Титлов услышал позади себя голос бортмеханика:
— Михаил Алексеич, и третий сдает.
Ждать, пока и третий мотор заглохнет, нельзя. Тогда самолет потеряет управление.
— Передавай, — сказал Титлов радисту. — «Садимся на лед Байдарацкой губы между Усть-Карой и Маррасале». Всем скажи: держаться покрепче.
Командир всматривался в сумерки, пытаясь разглядеть торосы. Да разве что-нибудь разглядишь? Он посадил самолет на брюхо – не выпуская шасси.
Самолет полз по льду, а Титлов думал только об одном: лишь бы не наскочить на торосы, иначе кабина в лепешку и – взрыв. Самолет замер всего в нескольких метрах от выплывшей вдруг из тумана гряды льда.

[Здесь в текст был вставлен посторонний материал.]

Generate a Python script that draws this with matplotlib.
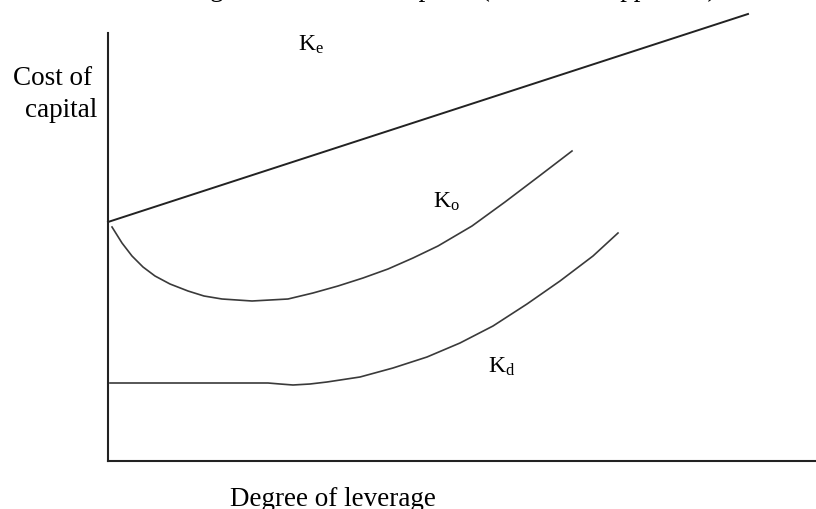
import matplotlib

matplotlib.use("Agg")
import matplotlib.pyplot as plt

plt.rcParams["font.family"] = ["Liberation Serif", "DejaVu Serif"]
plt.rcParams["mathtext.fontset"] = "custom"
plt.rcParams["mathtext.rm"] = "Liberation Serif"
plt.rcParams["mathtext.it"] = "Liberation Serif"

# leverage (x) / cost of capital (y)
ke_x = [0, 640]
ke_y = [239, 447]

ko_x = [4, 14, 24, 35, 47, 62, 80, 96, 114, 144, 180, 205, 230, 255, 280, 305, 330, 364, 397, 430, 464]
ko_y = [234, 218, 205, 194, 185, 177, 170, 165, 162, 160, 162, 168, 175, 183, 192, 203, 215, 235, 259, 284, 310]

kd_x = [2, 160, 172, 185, 202, 219, 252, 285, 319, 352, 385, 419, 452, 485, 510]
kd_y = [78, 78, 77, 76, 77, 79, 84, 93, 104, 118, 135, 157, 180, 205, 228]

labels = {"K$_{\\rm e}$": (190, 411), "K$_{\\rm o}$": (325, 254), "K$_{\\rm d}$": (380, 89)}

W, H = 816, 510
fig = plt.figure(figsize=(W / 100, H / 100), dpi=100)
ax = fig.add_axes([108 / W, 48 / H, (W - 108) / W, 428 / H])
ax.set_xlim(0, W - 108)
ax.set_ylim(0, 428)

line_col = "#3a3a3a"
ax.plot(ke_x, ke_y, color="#222222", lw=1.4, clip_on=False)
ax.plot(ko_x, ko_y, color=line_col, lw=1.2, clip_on=False, solid_joinstyle="round")
ax.plot(kd_x, kd_y, color=line_col, lw=1.2, clip_on=False, solid_joinstyle="round")

for txt, (lx, ly) in labels.items():
    ax.text(lx, ly, txt, fontsize=17, ha="left", va="baseline")

for side in ["top", "right"]:
    ax.spines[side].set_visible(False)
for side in ["left", "bottom"]:
    ax.spines[side].set_linewidth(1.5)
    ax.spines[side].set_color("#222222")
ax.set_xticks([])
ax.set_yticks([])

fs = 19.5
fig.text(13 / W, 1 - 85 / H, "Cost of", fontsize=fs, ha="left", va="baseline")
fig.text(25 / W, 1 - 117 / H, "capital", fontsize=fs, ha="left", va="baseline")
fig.text(230 / W, 1 - 506 / H, "Degree of leverage", fontsize=fs, ha="left", va="baseline")

# caption cut off at the top edge of the picture
fig.text(42 / W, 1 + 4 / H, "Effect of leverage under the assumption (traditional approach)",
         fontsize=fs, ha="left", va="baseline")

fig.savefig("out.png", dpi=100)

— Вокруг «Кондора» – торосы и ропаки, — вспоминал Аккуратов, летавший потом на поиски. — Никто не мог понять, как Титлову удалось среди этих надолбов посадить самолет. А в трехстах метрах пенилось открытое море. Небольшие куски льда, отрываемые волнами, уходили в темноту ночи.
…Самолет замер, и командир посмотрел на часы: 13 часов 13 минут. Можно считать – первая посадка на дрейфующий лед в полярную ночь прошла успешно. Хотя и без шасси.
Все сидели словно завороженные – боясь пошевелиться. Поднялись со своих мест, лишь когда поняли, что лед крепкий.
Связь сразу восстанавливать не рискнули. Где-то мог пролиться бензин – тогда от малейшей искры самолет вспыхнет.
Вышли на связь только часа через три. Сразу же услышали: все ближайшие поселки непрерывно зовут их «Кондор». Радист передал первую радиограмму из «лагеря Титлова»:
«13 декабря в 13 часов 13 минут произвели посадку. Координаты 69 градусов 20 минут северной широты, 67 градусов 30 минут восточной долготы. Все в порядке».